Alongside this, and by far the majority of the exponents of any art form, there are the traditionalists, concerned to do more of what the form has always done. Some of these can be very good, there can be great artistic achievements that make no effort whatsoever to challenge the nature of the form. What I found, reading the three books, and it bore out something I had been aware of in previous best of the year volumes I’ve read, was that practically everything belonged in the second camp.
Kincaid adds that “I don’t think this perception holds when it comes to the novel” but I’m not at all sure of that.
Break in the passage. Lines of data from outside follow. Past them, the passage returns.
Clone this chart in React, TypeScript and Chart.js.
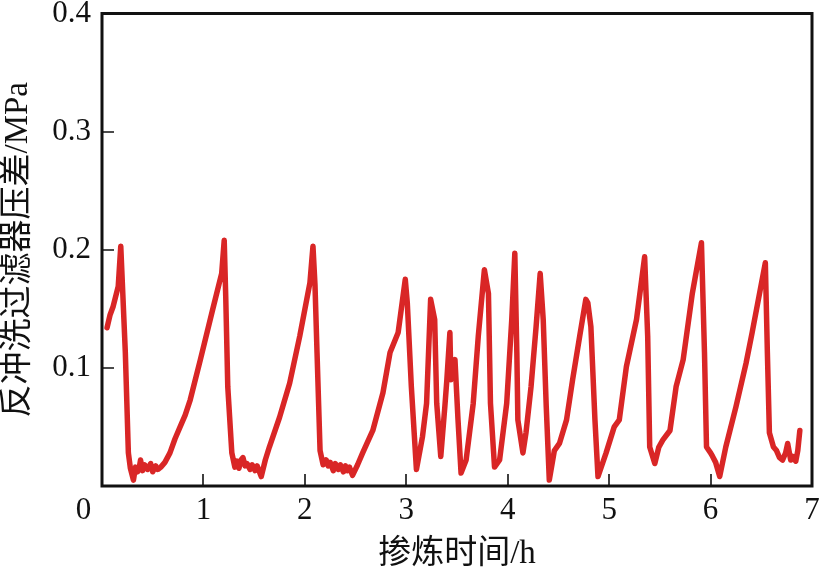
import React, { useEffect, useRef } from "react";
import { Chart, registerables } from "chart.js";

Chart.register(...registerables);

// Time of blending (h)
const timeH: number[] = [
  0.05, 0.08, 0.11, 0.16, 0.185, 0.23, 0.26, 0.28, 0.31, 0.33, 0.35, 0.37, 0.38, 0.4, 0.42,
  0.45, 0.48, 0.5, 0.53, 0.55, 0.58, 0.62, 0.67, 0.72, 0.77, 0.82, 0.87, 0.97, 1.09, 1.18,
  1.205, 1.22, 1.24, 1.28, 1.31, 1.33, 1.35, 1.37, 1.39, 1.41, 1.43, 1.46, 1.48, 1.51, 1.53,
  1.57, 1.61, 1.65, 1.75, 1.85, 1.95, 2.05, 2.08, 2.1, 2.12, 2.15, 2.18, 2.21, 2.23, 2.25,
  2.28, 2.3, 2.33, 2.35, 2.38, 2.4, 2.42, 2.44, 2.47, 2.52, 2.57, 2.67, 2.77, 2.84, 2.92,
  2.99, 3.01, 3.05, 3.1, 3.16, 3.2, 3.24, 3.28, 3.3, 3.34, 3.38, 3.4, 3.43, 3.44, 3.48, 3.51,
  3.54, 3.59, 3.66, 3.71, 3.77, 3.81, 3.83, 3.87, 3.92, 3.99, 4.04, 4.07, 4.09, 4.1, 4.15,
  4.18, 4.23, 4.28, 4.32, 4.35, 4.38, 4.41, 4.46, 4.51, 4.58, 4.64, 4.71, 4.77, 4.79, 4.82,
  4.86, 4.89, 4.97, 5.05, 5.1, 5.17, 5.27, 5.35, 5.38, 5.4, 5.45, 5.49, 5.53, 5.6, 5.66,
  5.73, 5.82, 5.91, 5.94, 5.96, 6.0, 6.02, 6.05, 6.09, 6.15, 6.25, 6.35, 6.41, 6.54, 6.56,
  6.58, 6.62, 6.65, 6.68, 6.71, 6.74, 6.76, 6.79, 6.81, 6.84, 6.86, 6.88,
];

// Backwash filter pressure difference (MPa)
const pressureMPa: number[] = [
  0.134, 0.145, 0.152, 0.169, 0.203, 0.113, 0.028, 0.015, 0.005, 0.016, 0.012, 0.017, 0.022,
  0.013, 0.018, 0.014, 0.019, 0.012, 0.017, 0.014, 0.016, 0.02, 0.028, 0.04, 0.05, 0.06,
  0.073, 0.107, 0.149, 0.18, 0.208, 0.16, 0.084, 0.028, 0.016, 0.021, 0.015, 0.022, 0.024,
  0.017, 0.019, 0.014, 0.018, 0.013, 0.017, 0.008, 0.022, 0.033, 0.058, 0.087, 0.127, 0.172,
  0.203, 0.17, 0.113, 0.03, 0.018, 0.022, 0.017, 0.02, 0.013, 0.019, 0.014, 0.018, 0.012,
  0.017, 0.013, 0.016, 0.009, 0.018, 0.028, 0.047, 0.079, 0.113, 0.13, 0.175, 0.155, 0.084,
  0.014, 0.042, 0.07, 0.158, 0.141, 0.07, 0.025, 0.067, 0.09, 0.13, 0.09, 0.107, 0.056, 0.011,
  0.022, 0.07, 0.127, 0.183, 0.163, 0.07, 0.016, 0.022, 0.07, 0.141, 0.197, 0.113, 0.056,
  0.028, 0.045, 0.084, 0.135, 0.18, 0.141, 0.067, 0.005, 0.03, 0.036, 0.056, 0.09, 0.127,
  0.158, 0.155, 0.135, 0.056, 0.008, 0.028, 0.05, 0.056, 0.101, 0.141, 0.194, 0.127, 0.033,
  0.019, 0.033, 0.039, 0.047, 0.084, 0.107, 0.163, 0.206, 0.113, 0.033, 0.028, 0.025, 0.02,
  0.008, 0.033, 0.067, 0.104, 0.13, 0.189, 0.113, 0.045, 0.033, 0.03, 0.024, 0.022, 0.028,
  0.036, 0.022, 0.025, 0.021, 0.03, 0.047,
];

const xTicks: number[] = [0, 1, 2, 3, 4, 5, 6, 7];
const yTicks: number[] = [0, 0.1, 0.2, 0.3, 0.4];

const xTitle = "掺炼时间/h";
const yTitle = "反冲洗过滤器压差/MPa";

const FONT = "'Liberation Serif', 'Times New Roman', 'Noto Sans CJK SC', serif";
const INK = "#111111";

const framePlugin = {
  id: "frameAndTicks",
  afterDraw(chart: any) {
    const ctx = chart.ctx;
    const area = chart.chartArea;
    const xs = chart.scales.x;
    const ys = chart.scales.y;
    ctx.save();
    ctx.strokeStyle = INK;
    ctx.lineWidth = 1.6;
    ctx.beginPath();
    for (const v of yTicks) {
      if (v <= 0 || v >= 0.4) continue;
      const py = Math.round(ys.getPixelForValue(v));
      ctx.moveTo(area.left, py);
      ctx.lineTo(area.left + 12, py);
    }
    for (const v of xTicks) {
      if (v <= 0 || v >= 7) continue;
      const px = Math.round(xs.getPixelForValue(v));
      ctx.moveTo(px, area.bottom);
      ctx.lineTo(px, area.bottom - 12);
    }
    ctx.stroke();
    // frame
    ctx.lineWidth = 3;
    ctx.strokeRect(area.left, area.top, area.right - area.left, area.bottom - area.top);
    // origin label, shifted left
    ctx.fillStyle = INK;
    ctx.font = `31px ${FONT}`;
    ctx.textAlign = "center";
    ctx.textBaseline = "middle";
    ctx.fillText("0", xs.getPixelForValue(0) - 18.5, area.bottom + 6 + 18.6);
    ctx.restore();
  },
};

export default function App() {
  const ref = useRef<HTMLCanvasElement | null>(null);

  useEffect(() => {
    if (!ref.current) return;
    const points = timeH.map((t, i) => ({ x: t, y: pressureMPa[i] }));
    const chart = new Chart(ref.current, {
      type: "line",
      data: {
        datasets: [
          {
            data: points,
            borderColor: "#d92626",
            borderWidth: 5.5,
            pointRadius: 0,
            tension: 0,
            borderJoinStyle: "round",
            borderCapStyle: "round",
            fill: false,
          },
        ],
      },
      options: {
        animation: false,
        responsive: false,
        layout: { padding: { top: 13.5, right: 7, left: 0, bottom: 0 } },
        plugins: { legend: { display: false }, tooltip: { enabled: false } },
        scales: {
          x: {
            type: "linear",
            min: 0,
            max: 7,
            afterFit: (s: any) => {
              s.height = 85;
              s.paddingLeft = 0;
              s.paddingRight = 0;
            },
            afterBuildTicks: (s: any) => {
              s.ticks = xTicks.map((v) => ({ value: v }));
            },
            grid: { display: false, drawTicks: false },
            border: { display: false },
            ticks: {
              padding: 6,
              color: INK,
              font: { family: FONT, size: 31 },
              maxRotation: 0,
              callback: (v: any) => (v === 0 ? "" : String(v)),
            },
            title: {
              display: true,
              text: xTitle,
              color: INK,
              font: { family: FONT, size: 33, lineHeight: 1 },
              padding: { top: 0, bottom: 0.5 },
            },
          },
          y: {
            type: "linear",
            min: 0,
            max: 0.4,
            afterFit: (s: any) => {
              s.width = 102;
              s.paddingTop = 0;
              s.paddingBottom = 0;
            },
            afterBuildTicks: (s: any) => {
              s.ticks = yTicks.map((v) => ({ value: v }));
            },
            grid: { display: false, drawTicks: false },
            border: { display: false },
            ticks: {
              padding: 11,
              color: INK,
              font: { family: FONT, size: 31, lineHeight: 0.9 },
              callback: (v: any) => (v === 0 ? "" : Number(v).toFixed(1)),
            },
            title: {
              display: true,
              text: yTitle,
              color: INK,
              font: { family: FONT, size: 33, lineHeight: 1 },
              padding: { top: 1.5, bottom: 0 },
            },
          },
        },
      },
      plugins: [framePlugin],
    });
    return () => chart.destroy();
  }, []);

  return (
    <div style={{ position: "absolute", left: 0, top: 0, width: 819, height: 571, background: "#fff" }}>
      <canvas ref={ref} width={819} height={571} />
    </div>
  );
}
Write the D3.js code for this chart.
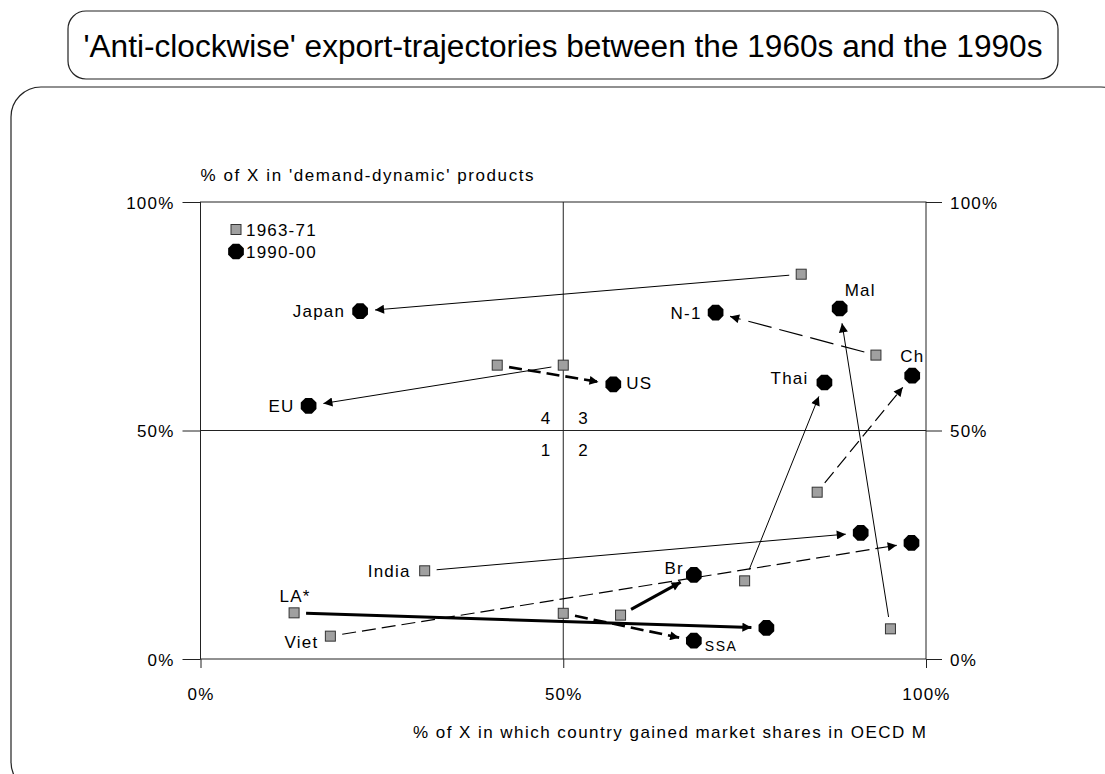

If you pick up a science fiction novel I think there is a pretty good chance that it will read exactly like most other science fiction novels. There are exceptions – Kincaid lists M John Harrison and Christopher Priest in his interview; I mention Adam Roberts in my review – but it is, by and large, homogeneous in a way that literary fiction (regardless of quality) is not.
Helpfully Roberts has given his perspective from someone on the other side of the fence. Well, both sides, really. But what it all made me think was, can you imagine any contemporary Nebula-winner writing Through The Valley Of The Nest Of Spiders?